**What you will do**
Restate each line word for word. Leave out every picture.
Begin Data block
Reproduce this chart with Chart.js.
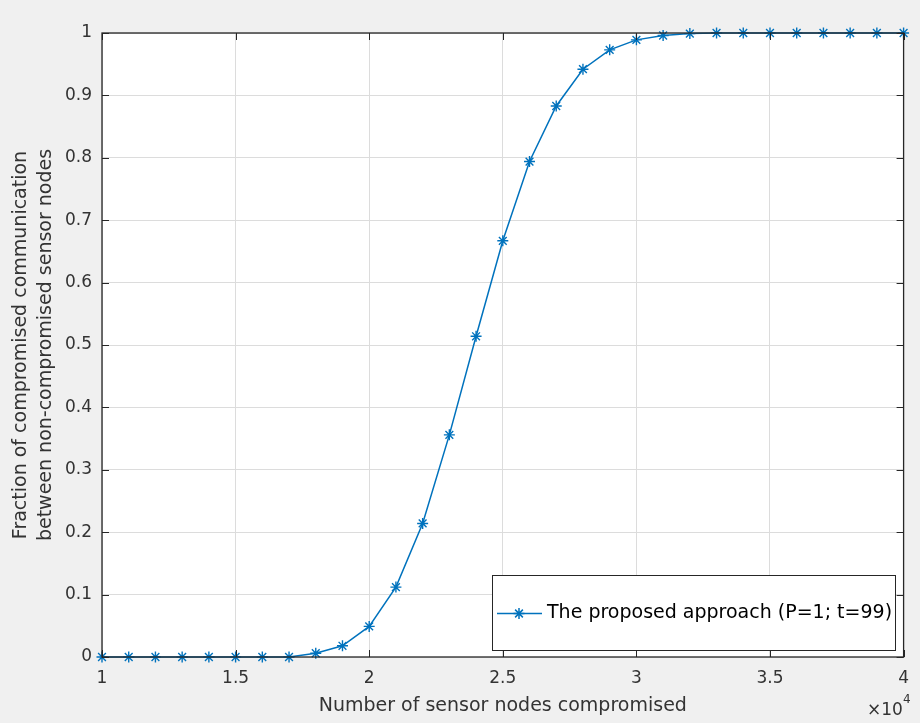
<!DOCTYPE html>
<html>
<head>
<meta charset="utf-8">
<script src="https://cdn.jsdelivr.net/npm/chart.js@4.4.1/dist/chart.umd.min.js"></script>
<style>
  html, body { margin: 0; padding: 0; background: #f0f0f0; }
  #wrap { width: 920px; height: 723px; }
</style>
</head>
<body>
<div id="wrap"><canvas id="chart" width="920" height="723"></canvas></div>
<script>
// ==========================================
// data (x in units of 10^4 nodes)
// ==========================================
const xValues = [1.0, 1.1, 1.2, 1.3, 1.4, 1.5, 1.6, 1.7, 1.8, 1.9, 2.0, 2.1, 2.2, 2.3, 2.4, 2.5,
                 2.6, 2.7, 2.8, 2.9, 3.0, 3.1, 3.2, 3.3, 3.4, 3.5, 3.6, 3.7, 3.8, 3.9, 4.0];
const yValues = [0, 0, 0, 0, 0, 0, 0, 0, 0.006, 0.018, 0.049, 0.112, 0.214, 0.356, 0.514, 0.667,
                 0.794, 0.883, 0.942, 0.973, 0.989, 0.996, 0.999, 1, 1, 1, 1, 1, 1, 1, 1];
const xTicks = [1, 1.5, 2, 2.5, 3, 3.5, 4];
const yTicks = [0, 0.1, 0.2, 0.3, 0.4, 0.5, 0.6, 0.7, 0.8, 0.9, 1];
const seriesLabel = "The proposed approach (P=1; t=99)";
const xTitle = "Number of sensor nodes compromised";
const yTitle = ["Fraction of compromised communication", "between non-compromised sensor nodes"];

const BLUE = '#0072bd';
const AXIS = '#262626';
const TEXT = '#333333';
const FONT = "'DejaVu Sans', sans-serif";

// ==========================================
// MATLAB-ish axes: background, box, inward ticks, legend, exponent
// ==========================================
const matlabAxes = {
    id: 'matlabAxes',
    beforeDraw(chart) {
        const { ctx, chartArea: a } = chart;
        ctx.save();
        ctx.fillStyle = '#f0f0f0';
        ctx.fillRect(0, 0, chart.width, chart.height);
        ctx.fillStyle = '#ffffff';
        ctx.fillRect(a.left, a.top, a.right - a.left, a.bottom - a.top);
        ctx.restore();
    },
    afterDraw(chart) {
        const { ctx, chartArea: a, scales } = chart;
        const tl = 7;
        ctx.save();
        ctx.strokeStyle = AXIS;
        ctx.lineWidth = 1;
        ctx.beginPath();
        xTicks.forEach(v => {
            const px = Math.round(scales.x.getPixelForValue(v)) + 0.5;
            ctx.moveTo(px, a.bottom); ctx.lineTo(px, a.bottom - tl);
            ctx.moveTo(px, a.top); ctx.lineTo(px, a.top + tl);
        });
        yTicks.forEach(v => {
            const py = Math.round(scales.y.getPixelForValue(v)) + 0.5;
            ctx.moveTo(a.left, py); ctx.lineTo(a.left + tl, py);
            ctx.moveTo(a.right, py); ctx.lineTo(a.right - tl, py);
        });
        ctx.stroke();
        ctx.lineWidth = 1.3;
        ctx.strokeRect(a.left, a.top, a.right - a.left, a.bottom - a.top);

        // legend box (lower right, inside the axes)
        const lx = 492, ly = 575, lw = 403, lh = 75;
        ctx.fillStyle = '#ffffff';
        ctx.fillRect(lx, ly, lw, lh);
        ctx.lineWidth = 1;
        ctx.strokeStyle = AXIS;
        ctx.strokeRect(lx + 0.5, ly + 0.5, lw, lh);
        const my = ly + lh / 2 + 1;
        ctx.strokeStyle = BLUE;
        ctx.lineWidth = 1.5;
        ctx.beginPath();
        ctx.moveTo(lx + 5, my); ctx.lineTo(lx + 50, my);
        ctx.stroke();
        Chart.helpers.drawPoint(ctx, { pointStyle: 'star', radius: 5.5, borderWidth: 1.4 }, lx + 27, my);
        ctx.fillStyle = '#000000';
        ctx.font = `19px ${FONT}`;
        ctx.textBaseline = 'middle';
        ctx.textAlign = 'left';
        ctx.fillText(seriesLabel, lx + 55, my);

        // x10^4 exponent label
        ctx.fillStyle = TEXT;
        ctx.font = `17px ${FONT}`;
        ctx.textBaseline = 'alphabetic';
        ctx.fillText('\u00d710', 867, 715);
        ctx.font = `12px ${FONT}`;
        ctx.fillText('4', 903, 703);
        ctx.restore();
    }
};

// ==========================================
// chart
// ==========================================
new Chart(document.getElementById('chart'), {
    type: 'scatter',
    data: {
        datasets: [{
            label: seriesLabel,
            data: xValues.map((x, i) => ({ x: x, y: yValues[i] })),
            showLine: true,
            tension: 0,
            borderColor: BLUE,
            borderWidth: 1.5,
            pointStyle: 'star',
            pointRadius: 5.5,
            pointBorderWidth: 1.4,
            pointBorderColor: BLUE,
            pointBackgroundColor: BLUE,
            clip: false
        }]
    },
    options: {
        responsive: false,
        animation: false,
        events: [],
        layout: { padding: { top: 33, right: 8, left: 0, bottom: 0 } },
        plugins: { legend: { display: false }, tooltip: { enabled: false } },
        scales: {
            x: {
                type: 'linear',
                min: 1, max: 4,
                afterBuildTicks: s => { s.ticks = xTicks.map(v => ({ value: v })); },
                afterFit: s => { s.height = 66; },
                grid: { color: '#dcdcdc', lineWidth: 1, drawTicks: false },
                border: { display: false },
                ticks: {
                    padding: 11,
                    color: TEXT,
                    font: { family: FONT, size: 17 },
                    maxRotation: 0,
                    callback: v => String(v)
                },
                title: {
                    display: true,
                    text: xTitle,
                    color: TEXT,
                    font: { family: FONT, size: 19 },
                    padding: { top: 0, bottom: 6 }
                }
            },
            y: {
                type: 'linear',
                min: 0, max: 1,
                afterBuildTicks: s => { s.ticks = yTicks.map(v => ({ value: v })); },
                afterFit: s => { s.width = 102; },
                grid: { color: '#dcdcdc', lineWidth: 1, drawTicks: false },
                border: { display: false },
                ticks: {
                    padding: 10,
                    color: TEXT,
                    font: { family: FONT, size: 17 },
                    callback: v => String(v)
                },
                title: {
                    display: true,
                    text: yTitle,
                    color: TEXT,
                    font: { family: FONT, size: 19, lineHeight: 1.35 },
                    padding: { top: 8, bottom: 0 }
                }
            }
        }
    },
    plugins: [matlabAxes]
});
</script>
</body>
</html>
End Data block
**Result**
Reproduce this chart with Chart.js.
<!DOCTYPE html>
<html>
<head>
<meta charset="utf-8">
<script src="https://cdn.jsdelivr.net/npm/chart.js@4.4.1/dist/chart.umd.min.js"></script>
<style>
  html, body { margin: 0; padding: 0; background: #f0f0f0; }
  #wrap { width: 920px; height: 723px; }
</style>
</head>
<body>
<div id="wrap"><canvas id="chart" width="920" height="723"></canvas></div>
<script>
// ==========================================
// data (x in units of 10^4 nodes)
// ==========================================
const xValues = [1.0, 1.1, 1.2, 1.3, 1.4, 1.5, 1.6, 1.7, 1.8, 1.9, 2.0, 2.1, 2.2, 2.3, 2.4, 2.5,
                 2.6, 2.7, 2.8, 2.9, 3.0, 3.1, 3.2, 3.3, 3.4, 3.5, 3.6, 3.7, 3.8, 3.9, 4.0];
const yValues = [0, 0, 0, 0, 0, 0, 0, 0, 0.006, 0.018, 0.049, 0.112, 0.214, 0.356, 0.514, 0.667,
                 0.794, 0.883, 0.942, 0.973, 0.989, 0.996, 0.999, 1, 1, 1, 1, 1, 1, 1, 1];
const xTicks = [1, 1.5, 2, 2.5, 3, 3.5, 4];
const yTicks = [0, 0.1, 0.2, 0.3, 0.4, 0.5, 0.6, 0.7, 0.8, 0.9, 1];
const seriesLabel = "The proposed approach (P=1; t=99)";
const xTitle = "Number of sensor nodes compromised";
const yTitle = ["Fraction of compromised communication", "between non-compromised sensor nodes"];

const BLUE = '#0072bd';
const AXIS = '#262626';
const TEXT = '#333333';
const FONT = "'DejaVu Sans', sans-serif";

// ==========================================
// MATLAB-ish axes: background, box, inward ticks, legend, exponent
// ==========================================
const matlabAxes = {
    id: 'matlabAxes',
    beforeDraw(chart) {
        const { ctx, chartArea: a } = chart;
        ctx.save();
        ctx.fillStyle = '#f0f0f0';
        ctx.fillRect(0, 0, chart.width, chart.height);
        ctx.fillStyle = '#ffffff';
        ctx.fillRect(a.left, a.top, a.right - a.left, a.bottom - a.top);
        ctx.restore();
    },
    afterDraw(chart) {
        const { ctx, chartArea: a, scales } = chart;
        const tl = 7;
        ctx.save();
        ctx.strokeStyle = AXIS;
        ctx.lineWidth = 1;
        ctx.beginPath();
        xTicks.forEach(v => {
            const px = Math.round(scales.x.getPixelForValue(v)) + 0.5;
            ctx.moveTo(px, a.bottom); ctx.lineTo(px, a.bottom - tl);
            ctx.moveTo(px, a.top); ctx.lineTo(px, a.top + tl);
        });
        yTicks.forEach(v => {
            const py = Math.round(scales.y.getPixelForValue(v)) + 0.5;
            ctx.moveTo(a.left, py); ctx.lineTo(a.left + tl, py);
            ctx.moveTo(a.right, py); ctx.lineTo(a.right - tl, py);
        });
        ctx.stroke();
        ctx.lineWidth = 1.3;
        ctx.strokeRect(a.left, a.top, a.right - a.left, a.bottom - a.top);

        // legend box (lower right, inside the axes)
        const lx = 492, ly = 575, lw = 403, lh = 75;
        ctx.fillStyle = '#ffffff';
        ctx.fillRect(lx, ly, lw, lh);
        ctx.lineWidth = 1;
        ctx.strokeStyle = AXIS;
        ctx.strokeRect(lx + 0.5, ly + 0.5, lw, lh);
        const my = ly + lh / 2 + 1;
        ctx.strokeStyle = BLUE;
        ctx.lineWidth = 1.5;
        ctx.beginPath();
        ctx.moveTo(lx + 5, my); ctx.lineTo(lx + 50, my);
        ctx.stroke();
        Chart.helpers.drawPoint(ctx, { pointStyle: 'star', radius: 5.5, borderWidth: 1.4 }, lx + 27, my);
        ctx.fillStyle = '#000000';
        ctx.font = `19px ${FONT}`;
        ctx.textBaseline = 'middle';
        ctx.textAlign = 'left';
        ctx.fillText(seriesLabel, lx + 55, my);

        // x10^4 exponent label
        ctx.fillStyle = TEXT;
        ctx.font = `17px ${FONT}`;
        ctx.textBaseline = 'alphabetic';
        ctx.fillText('\u00d710', 867, 715);
        ctx.font = `12px ${FONT}`;
        ctx.fillText('4', 903, 703);
        ctx.restore();
    }
};

// ==========================================
// chart
// ==========================================
new Chart(document.getElementById('chart'), {
    type: 'scatter',
    data: {
        datasets: [{
            label: seriesLabel,
            data: xValues.map((x, i) => ({ x: x, y: yValues[i] })),
            showLine: true,
            tension: 0,
            borderColor: BLUE,
            borderWidth: 1.5,
            pointStyle: 'star',
            pointRadius: 5.5,
            pointBorderWidth: 1.4,
            pointBorderColor: BLUE,
            pointBackgroundColor: BLUE,
            clip: false
        }]
    },
    options: {
        responsive: false,
        animation: false,
        events: [],
        layout: { padding: { top: 33, right: 8, left: 0, bottom: 0 } },
        plugins: { legend: { display: false }, tooltip: { enabled: false } },
        scales: {
            x: {
                type: 'linear',
                min: 1, max: 4,
                afterBuildTicks: s => { s.ticks = xTicks.map(v => ({ value: v })); },
                afterFit: s => { s.height = 66; },
                grid: { color: '#dcdcdc', lineWidth: 1, drawTicks: false },
                border: { display: false },
                ticks: {
                    padding: 11,
                    color: TEXT,
                    font: { family: FONT, size: 17 },
                    maxRotation: 0,
                    callback: v => String(v)
                },
                title: {
                    display: true,
                    text: xTitle,
                    color: TEXT,
                    font: { family: FONT, size: 19 },
                    padding: { top: 0, bottom: 6 }
                }
            },
            y: {
                type: 'linear',
                min: 0, max: 1,
                afterBuildTicks: s => { s.ticks = yTicks.map(v => ({ value: v })); },
                afterFit: s => { s.width = 102; },
                grid: { color: '#dcdcdc', lineWidth: 1, drawTicks: false },
                border: { display: false },
                ticks: {
                    padding: 10,
                    color: TEXT,
                    font: { family: FONT, size: 17 },
                    callback: v => String(v)
                },
                title: {
                    display: true,
                    text: yTitle,
                    color: TEXT,
                    font: { family: FONT, size: 19, lineHeight: 1.35 },
                    padding: { top: 8, bottom: 0 }
                }
            }
        }
    },
    plugins: [matlabAxes]
});
</script>
</body>
</html>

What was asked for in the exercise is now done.